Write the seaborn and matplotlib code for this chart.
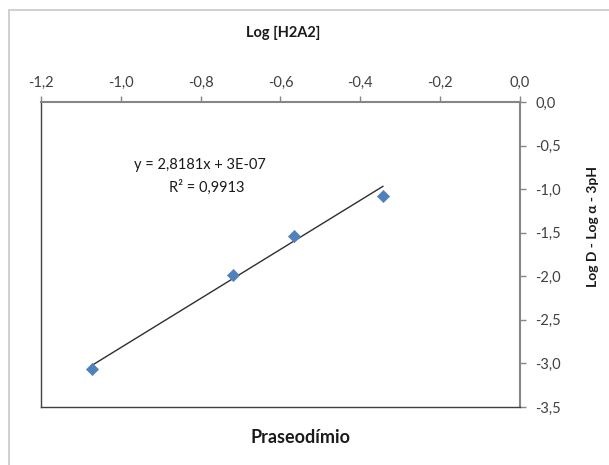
import matplotlib
matplotlib.use("Agg")
import matplotlib.pyplot as plt
import seaborn as sns
import numpy as np
import pandas as pd
from matplotlib.ticker import FuncFormatter, MultipleLocator
from matplotlib.patches import Rectangle

log_h2a2 = [-1.073, -0.719, -0.566, -0.343]
log_d = [-3.06, -1.98, -1.54, -1.08]
slope = 2.8181
intercept = 3e-07
r2 = 0.9913

sns.set_theme(style="white")
plt.rcParams['font.family'] = ['Lato', 'DejaVu Sans']

fig = plt.figure(figsize=(6.09, 4.65), dpi=100)
ax = fig.add_axes([41/609, 1-407/465, (520-41)/609, (407-102)/465])

df = pd.DataFrame({"x": log_h2a2, "y": log_d})
xs = np.array([min(log_h2a2), max(log_h2a2)])
fit = pd.DataFrame({"x": xs, "y": slope*xs + intercept})
sns.lineplot(data=fit, x="x", y="y", ax=ax, color="#2e2e2e", lw=1.0, zorder=2)
sns.scatterplot(data=df, x="x", y="y", ax=ax, marker="D", s=38, color="#4F81BD",
                edgecolor="#4F81BD", zorder=3)

ax.set_xlim(-1.2, 0.0)
ax.set_ylim(-3.5, 0.0)
ax.xaxis.set_major_locator(MultipleLocator(0.2))
ax.yaxis.set_major_locator(MultipleLocator(0.5))
fmt = FuncFormatter(lambda v, p: f"{v:.1f}".replace('.', ',').replace('-0,0', '0,0'))
ax.xaxis.set_major_formatter(fmt)
ax.yaxis.set_major_formatter(fmt)
ax.xaxis.tick_top()
ax.yaxis.tick_right()
ax.tick_params(axis='x', which='major', direction='out', length=4, width=1, color="#868686",
               labelsize=10.5, labelcolor="#404040", pad=5, top=True, bottom=False)
ax.tick_params(axis='y', which='major', direction='out', length=4, width=1, color="#868686",
               labelsize=10.5, labelcolor="#404040", pad=7, right=True, left=False)
for side in ['left', 'bottom']:
    ax.spines[side].set_color("#404040")
    ax.spines[side].set_linewidth(1.0)
for side in ['top', 'right']:
    ax.spines[side].set_color("#868686")
    ax.spines[side].set_linewidth(1.5)

ax.set_xlabel("")
ax.set_ylabel("")
fig.text(283/609, 1-33/465, "Log [H2A2]", ha='center', va='center', fontsize=10.5,
         fontweight='bold', color="#1a1a1a")
fig.text(593/609, 1-226/465, "Log D - Log α - 3pH", ha='center', va='center', fontsize=10,
         fontweight='bold', rotation=90, color="#1a1a1a")
fig.text(300/609, 1-437/465, "Praseodímio", ha='center', va='center', fontsize=13,
         fontweight='bold', color="#1a1a1a")
eq = f"y = {slope:.4f}".replace('.', ',') + "x + 3E-07"
fig.text(200/609, 1-165/465, eq, ha='center', va='center', fontsize=10.5, color="#1a1a1a")
fig.text(207/609, 1-187/465, "R² = " + f"{r2:.4f}".replace('.', ','), ha='center',
         va='center', fontsize=10.5, color="#1a1a1a")

fig.patches.append(Rectangle((9/609, -0.05), 1.1, 1 - 10/465 + 0.05, transform=fig.transFigure,
                             fill=False, edgecolor="#c8c8c8", lw=1.2, clip_on=False))
fig.savefig("out.png", dpi=100)
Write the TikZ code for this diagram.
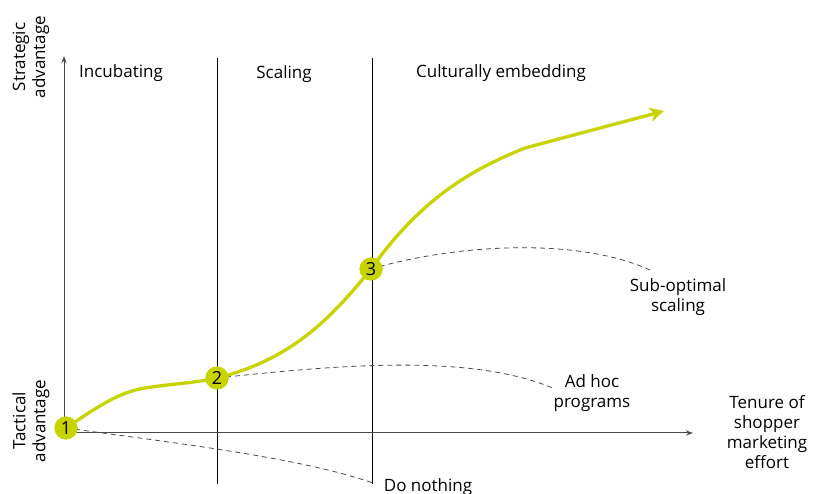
\documentclass[tikz,border=0pt]{standalone}
\usepackage{fontspec}
\setmainfont{Open Sans}
\usetikzlibrary{arrows.meta}
\definecolor{lime}{HTML}{C8D400}
\definecolor{axisgrey}{HTML}{4A4A4A}
\tikzset{
  txt/.style={font=\fontsize{17}{20}\selectfont, text=black, inner sep=0pt, align=center},
  stage/.style={draw=black, line width=0.9pt},
  axis/.style={draw=axisgrey, line width=1pt, -{Stealth[length=7pt,width=5pt]}},
  trend/.style={draw=lime, line width=3.3pt},
  alt/.style={draw=axisgrey, line width=0.8pt, dash pattern=on 5pt off 4pt},
  milestone/.style={circle, fill=lime, minimum size=23pt, inner sep=0pt,
    font=\fontsize{18}{20}\selectfont}
}
\begin{document}
\begin{tikzpicture}[x=1pt,y=-1pt]
\useasboundingbox (0,0) rectangle (823,494);

% stage dividers
\coordinate (s1t) at (217,58);  \coordinate (s1b) at (217,484);
\coordinate (s2t) at (372,58);  \coordinate (s2b) at (372,484);
\draw[stage] (s1t) -- (s1b);
\draw[stage] (s2t) -- (s2b);

% axes
\coordinate (origin) at (64,433);
\coordinate (ytop) at (64,56);
\coordinate (xend) at (693,433);
\draw[axis] (origin) -- (ytop);
\draw[axis] (origin) -- (xend);

% milestones
\node[milestone] (n1) at (66,428) {};
\node[milestone] (n2) at (217,378) {};
\node[milestone] (n3) at (371,269) {};

% alternative paths
\coordinate (e1) at (373,483);
\coordinate (e2) at (555,389);
\coordinate (e3) at (650,270);
\draw[alt] (n1.center) .. controls (190,445) and (300,458) .. (e1);
\draw[alt] (n2.center) .. controls (330,366) and (470,352) .. (e2);
\draw[alt] (n3.center) .. controls (460,243) and (580,238) .. (e3);

% main trajectory
\coordinate (k1) at (145,388);
\coordinate (k2) at (525,148);
\coordinate (tip) at (664,111);
\draw[trend] (n1.center) .. controls (100,405) and (120,392) .. (k1)
  .. controls (170,384) and (195,383) .. (n2.center)
  .. controls (290,360) and (330,320) .. (n3.center)
  .. controls (420,200) and (470,170) .. (k2);
\draw[trend, -{Stealth[length=14pt,width=14pt,inset=4pt]}] (k2) -- (tip);

% milestone discs on top
\node[milestone] at (n1) {1};
\node[milestone] at (n2) {2};
\node[milestone] at (n3) {3};

% stage titles
\node[txt] (t1) at (121,73) {Incubating};
\node[txt] (t2) at (284,74) {Scaling};
\node[txt] (t3) at (501,73) {Culturally embedding};

% axis labels
\node[txt, rotate=90] (ys) at (31,57) {Strategic\\advantage};
\node[txt, rotate=90] (yt) at (31,421) {Tactical\\advantage};
\node[txt] (xl) at (767,432) {Tenure of\\shopper\\marketing\\effort};

% path labels
\node[txt] (l1) at (428,487) {Do nothing};
\node[txt] (l2) at (592,393) {Ad hoc\\programs};
\node[txt] (l3) at (678,297) {Sub-optimal\\scaling};
\end{tikzpicture}
\end{document}
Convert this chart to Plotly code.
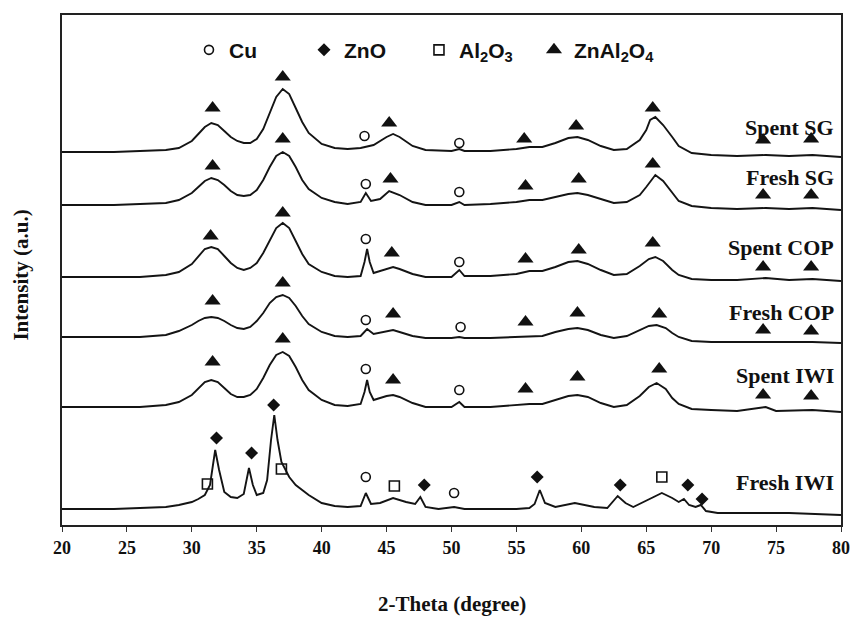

* [Given problem] Repeat the records above exactly, from the first line through the line that contains "ax.spines[side].set_linewidth(1.5)", and leave out the pictures.

* [Final answer]
Write the seaborn and matplotlib code for this chart.
import matplotlib
matplotlib.use("Agg")
import matplotlib.pyplot as plt
import seaborn as sns
import numpy as np
import pandas as pd
from matplotlib.ticker import FuncFormatter, MultipleLocator
from matplotlib.patches import Rectangle

log_h2a2 = [-1.073, -0.719, -0.566, -0.343]
log_d = [-3.06, -1.98, -1.54, -1.08]
slope = 2.8181
intercept = 3e-07
r2 = 0.9913

sns.set_theme(style="white")
plt.rcParams['font.family'] = ['Lato', 'DejaVu Sans']

fig = plt.figure(figsize=(6.09, 4.65), dpi=100)
ax = fig.add_axes([41/609, 1-407/465, (520-41)/609, (407-102)/465])

df = pd.DataFrame({"x": log_h2a2, "y": log_d})
xs = np.array([min(log_h2a2), max(log_h2a2)])
fit = pd.DataFrame({"x": xs, "y": slope*xs + intercept})
sns.lineplot(data=fit, x="x", y="y", ax=ax, color="#2e2e2e", lw=1.0, zorder=2)
sns.scatterplot(data=df, x="x", y="y", ax=ax, marker="D", s=38, color="#4F81BD",
                edgecolor="#4F81BD", zorder=3)

ax.set_xlim(-1.2, 0.0)
ax.set_ylim(-3.5, 0.0)
ax.xaxis.set_major_locator(MultipleLocator(0.2))
ax.yaxis.set_major_locator(MultipleLocator(0.5))
fmt = FuncFormatter(lambda v, p: f"{v:.1f}".replace('.', ',').replace('-0,0', '0,0'))
ax.xaxis.set_major_formatter(fmt)
ax.yaxis.set_major_formatter(fmt)
ax.xaxis.tick_top()
ax.yaxis.tick_right()
ax.tick_params(axis='x', which='major', direction='out', length=4, width=1, color="#868686",
               labelsize=10.5, labelcolor="#404040", pad=5, top=True, bottom=False)
ax.tick_params(axis='y', which='major', direction='out', length=4, width=1, color="#868686",
               labelsize=10.5, labelcolor="#404040", pad=7, right=True, left=False)
for side in ['left', 'bottom']:
    ax.spines[side].set_color("#404040")
    ax.spines[side].set_linewidth(1.0)
for side in ['top', 'right']:
    ax.spines[side].set_color("#868686")
    ax.spines[side].set_linewidth(1.5)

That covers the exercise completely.